今天我们来学习下如何封装一个 aiohttp 网络请求模块,并实现请求错误时重调
入门
我们先了解下 aiohttp 的基本使用,下面方法我们获取下豆瓣排名
import asyncio
import aiohttp
headers = {
"User-Agent": "Mozilla/5.0 (Windows NT 10.0; Win64; x64) AppleWebKit/535.36 (KHTML, like Gecko) Chrome/109.0.0.0 Safari/535.36",
"referer": "https://movie.douban.com/"
}
cookies = {
"token": "1234567890",
}
proxy_status = False
proxy_url = "http://127.0.0.1:12123"
async def fetch_data(url):
try:
async with aiohttp.ClientSession(headers=headers, cookies=cookies,
timeout=aiohttp.ClientTimeout(connect=30)) as session:
async with session.get(url, proxy=proxy_url if proxy_status else None) as response:
print('status:', response.status)
print('headers:', response.headers)
print('body:', await response.text())
print('bytes:', await response.read())
print('json:', await response.json())
return await response.text()
except Exception as e:
print(e)
async def main():
print(await fetch_data(url=f'https://movie.douban.com/top250?start={0}&filter='))
if __name__ == "__main__":
asyncio.run(main())
请求重试
接下来我们看看假如出现了网络请求报错时该怎么处理。
async def fetch_data(url, retry_delay=5, retry_attempts=5):
try:
async with aiohttp.ClientSession(headers=headers, cookies=cookies,
timeout=aiohttp.ClientTimeout(connect=30)) as session:
async with session.get(url, proxy=proxy_url if proxy_status else None) as response:
# print('status:', response.status)
# print('headers:', response.headers)
# print('body:', await response.text())
# print('bytes:', await response.read())
# print('json:', await response.json())
# 手动抛出异常
raise Exception('network error')
return await response.text()
except Exception as e:
# 出现网络请求我们将会进入这里
print(e)
# 判断是否有重试次数
if retry_attempts > 0:
print(
f"Failed to retrieve data. Retrying in {retry_delay} seconds, {retry_attempts - 1} attempts remaining. {url}")

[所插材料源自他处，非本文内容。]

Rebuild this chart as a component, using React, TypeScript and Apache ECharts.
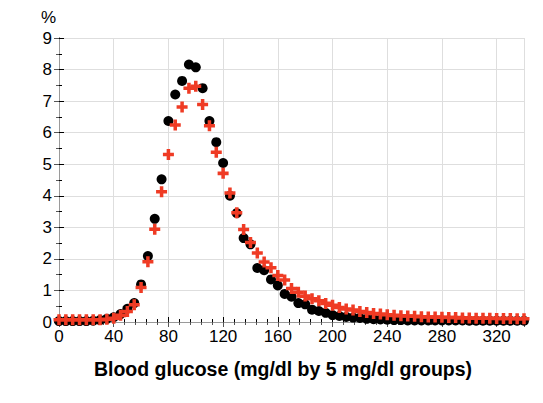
import React, { useEffect, useRef } from "react";
import * as echarts from "echarts";

const glucose: number[] = [];
for (let g = 0; g <= 340; g += 5) glucose.push(g);

// Black circles (%)
const seriesA: number[] = [
  0.03, 0.03, 0.03, 0.03, 0.03, 0.04, 0.06, 0.1, 0.15, 0.25,
  0.42, 0.6, 1.19, 2.09, 3.27, 4.52, 6.37, 7.21, 7.64, 8.16,
  8.07, 7.41, 6.37, 5.7, 5.04, 4.0, 3.45, 2.66, 2.46, 1.71,
  1.64, 1.35, 1.16, 0.89, 0.8, 0.6, 0.56, 0.39, 0.35, 0.29,
  0.22, 0.19, 0.16, 0.14, 0.13, 0.1, 0.09, 0.08, 0.07, 0.06,
  0.06, 0.05, 0.05, 0.05, 0.05, 0.05, 0.05, 0.05, 0.05, 0.05,
  0.04, 0.04, 0.04, 0.04, 0.04, 0.04, 0.04, 0.04, 0.04,
];

// Red crosses (%)
const seriesB: number[] = [
  0.07, 0.07, 0.07, 0.07, 0.07, 0.07, 0.07, 0.09, 0.12, 0.21,
  0.33, 0.55, 1.09, 1.91, 2.94, 4.13, 5.31, 6.24, 6.81, 7.41,
  7.47, 6.89, 6.22, 5.38, 4.71, 4.09, 3.46, 2.93, 2.52, 2.19,
  1.9, 1.72, 1.47, 1.33, 1.06, 0.94, 0.82, 0.74, 0.67, 0.59,
  0.53, 0.46, 0.41, 0.38, 0.33, 0.3, 0.27, 0.25, 0.23, 0.21,
  0.2, 0.19, 0.18, 0.17, 0.16, 0.16, 0.15, 0.14, 0.14, 0.13,
  0.13, 0.12, 0.12, 0.12, 0.11, 0.11, 0.11, 0.1, 0.1,
];

const xTitle = "Blood glucose (mg/dl by 5 mg/dl groups)";
const yUnit = "%";

const FONT = "'Liberation Sans', Arial, sans-serif";
const RED = "#ef3b24";
const CROSS = "path://M3.4,0H6.6V3.4H10V6.6H6.6V10H3.4V6.6H0V3.4H3.4Z";

export default function App() {
  const ref = useRef<HTMLDivElement>(null);
  useEffect(() => {
    if (!ref.current) return;
    const chart = echarts.init(ref.current, undefined, { renderer: "svg" });
    const dataA = glucose.map((g, i) => [g, seriesA[i]]);
    const dataB = glucose.map((g, i) => [g, seriesB[i]]);
    chart.setOption({
      animation: false,
      backgroundColor: "#fff",
      textStyle: { fontFamily: FONT },
      grid: { left: 59, right: 19, top: 38, bottom: 81 },
      xAxis: [
        {
          type: "value",
          min: 0,
          max: 340,
          interval: 40,
          position: "bottom",
          axisLine: { lineStyle: { color: "#000", width: 1 } },
          axisTick: { inside: true, length: 5, lineStyle: { color: "#000" } },
          minorTick: { show: true, splitNumber: 5, length: 3, lineStyle: { color: "#000" } },
          axisLabel: { fontSize: 17, color: "#000", margin: 6, showMaxLabel: false, fontFamily: FONT },
          splitLine: { show: true, lineStyle: { color: "#dedede", width: 1 } },
        },
        {
          type: "value",
          min: 0,
          max: 340,
          interval: 40,
          position: "top",
          axisLine: { show: true, lineStyle: { color: "#9a9a9a", width: 1 } },
          axisTick: { inside: true, length: 5, lineStyle: { color: "#555" } },
          minorTick: { show: true, splitNumber: 5, length: 3, lineStyle: { color: "#555" } },
          axisLabel: { show: false },
          splitLine: { show: false },
        },
      ],
      yAxis: [
        {
          type: "value",
          min: 0,
          max: 9,
          interval: 1,
          position: "left",
          axisLine: { show: true, lineStyle: { color: "#000", width: 1 } },
          axisTick: { show: true, inside: true, length: 5, lineStyle: { color: "#000" } },
          minorTick: { show: true, splitNumber: 2, length: 3, lineStyle: { color: "#000" } },
          axisLabel: { fontSize: 17, color: "#000", margin: 7, fontFamily: FONT },
          splitLine: { show: true, lineStyle: { color: "#dedede", width: 1 } },
        },
        {
          type: "value",
          min: 0,
          max: 9,
          interval: 1,
          position: "right",
          axisLine: { show: true, lineStyle: { color: "#9a9a9a", width: 1 } },
          axisTick: { show: true, inside: true, length: 5, lineStyle: { color: "#555" } },
          minorTick: { show: true, splitNumber: 2, length: 3, lineStyle: { color: "#555" } },
          axisLabel: { show: false },
          splitLine: { show: false },
        },
      ],
      series: [
        {
          type: "scatter",
          data: dataA,
          symbol: "circle",
          symbolSize: 10,
          itemStyle: { color: "#000", opacity: 1 },
        },
        {
          type: "scatter",
          data: dataB,
          symbol: CROSS,
          symbolSize: 11,
          itemStyle: { color: RED, opacity: 1 },
        },
      ],
      graphic: [
        {
          type: "text",
          left: 41,
          top: 9,
          style: { text: yUnit, fontSize: 17, fill: "#000", fontFamily: FONT },
        },
        {
          type: "text",
          x: 283,
          y: 369,
          style: {
            text: xTitle,
            fontSize: 19.5,
            fontWeight: "bold",
            fill: "#000",
            fontFamily: FONT,
            align: "center",
            verticalAlign: "middle",
          },
        },
      ],
    });
    return () => chart.dispose();
  }, []);
  return (
    <div
      ref={ref}
      style={{ position: "fixed", left: 0, top: 0, width: 543, height: 403 }}
    />
  );
}
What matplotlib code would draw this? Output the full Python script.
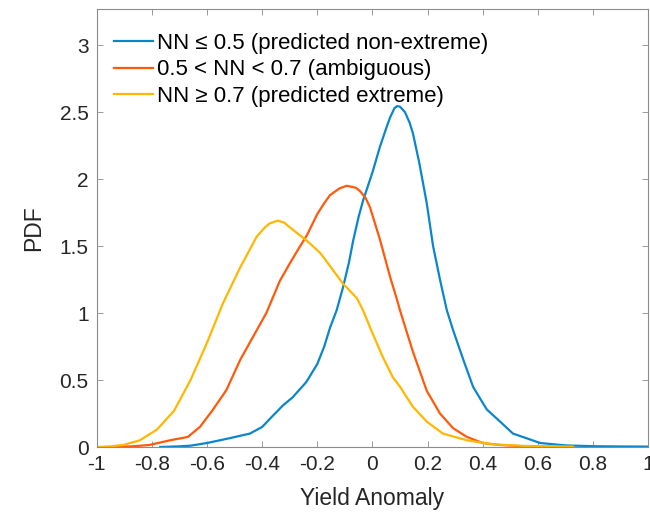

await asyncio.sleep(retry_delay)
return await fetch_data(url=url, retry_delay=retry_delay, retry_attempts=retry_attempts - 1)
else:
print(f"Failed to retrieve data after {retry_attempts} attempts. {url}")
return False
上面代码中,抛出异常后我们将会进入捕获异常,然后判断 retry_attempts > 0
重试次数,重试次数用光后我们将会返回False。
下载文件请求重试 (断点续传)
那么下载文件的时候该如何重试呢?
我们先新建一个http服务器来测试,我们先移动一些图片过去。
import http.server
import socketserver
# 定义服务器的端口
PORT = 8000
# 设置希望共享的目录
DIRECTORY = r"E:\Code\Python\test\img"
class CustomHTTPRequestHandler(http.server.SimpleHTTPRequestHandler):
def __init__(self, *args, **kwargs):
# 指定要共享的目录
super().__init__(*args, directory=DIRECTORY, **kwargs)
# 启动服务器
with socketserver.TCPServer(("", PORT), CustomHTTPRequestHandler) as httpd:
print(f"Serving files from {DIRECTORY} at http://localhost:{PORT}")
httpd.serve_forever()
我使用 tqdm_file_path
变量保存下载文件的路径,假如为 None
就表示当前是获取数据,而不是下载,这样就无须额外增加代码了。
使用 tqdm
的代价就是,下载会变成流式下载,所以必须要使用 临时下载路径 保存文件,下载成功再改回去。
想实现断点续传请看下一节
async def fetch_data(url, tqdm_file_path=None, retry_delay=5, retry_attempts=5):
try:
async with aiohttp.ClientSession(headers=headers, cookies=cookies,
timeout=aiohttp.ClientTimeout(connect=30)) as session:
async with session.get(url, proxy=proxy_url if proxy_status else None) as response:
# 如果tqdm_file_path不为空, 则是下载文件
if tqdm_file_path is not None:
# 获取文件总大小
total_size = int(response.headers.get('Content-Length', 0))
# 描述名称, 不用管
desc_name = url.split('/')[-1] + "/" + os.path.basename(tqdm_file_path)
# 临时下载路径
temp_file_path = os.path.dirname(tqdm_file_path) + "/temp_" + os.path.basename(
tqdm_file_path)
with open(temp_file_path, 'wb') as f:
with tqdm_asyncio(total=total_size, unit='B', unit_scale=True, desc=desc_name) as pbar:
async for chunk in response.content.iter_chunked(1024):
f.write(chunk)
pbar.update(len(chunk))
# 下载完成后将文件从临时路径移动到指定路径
os.rename(temp_file_path, tqdm_file_path)
return True
# 否则默认当做是获取数据
return await response.read()
except Exception as e:
# 出现网络请求我们将会进入这里
print(e)
# 判断是否有重试次数
if retry_attempts > 0:
print(
f"Failed to retrieve data. Retrying in {retry_delay} seconds, {retry_attempts - 1} attempts remaining. {url}")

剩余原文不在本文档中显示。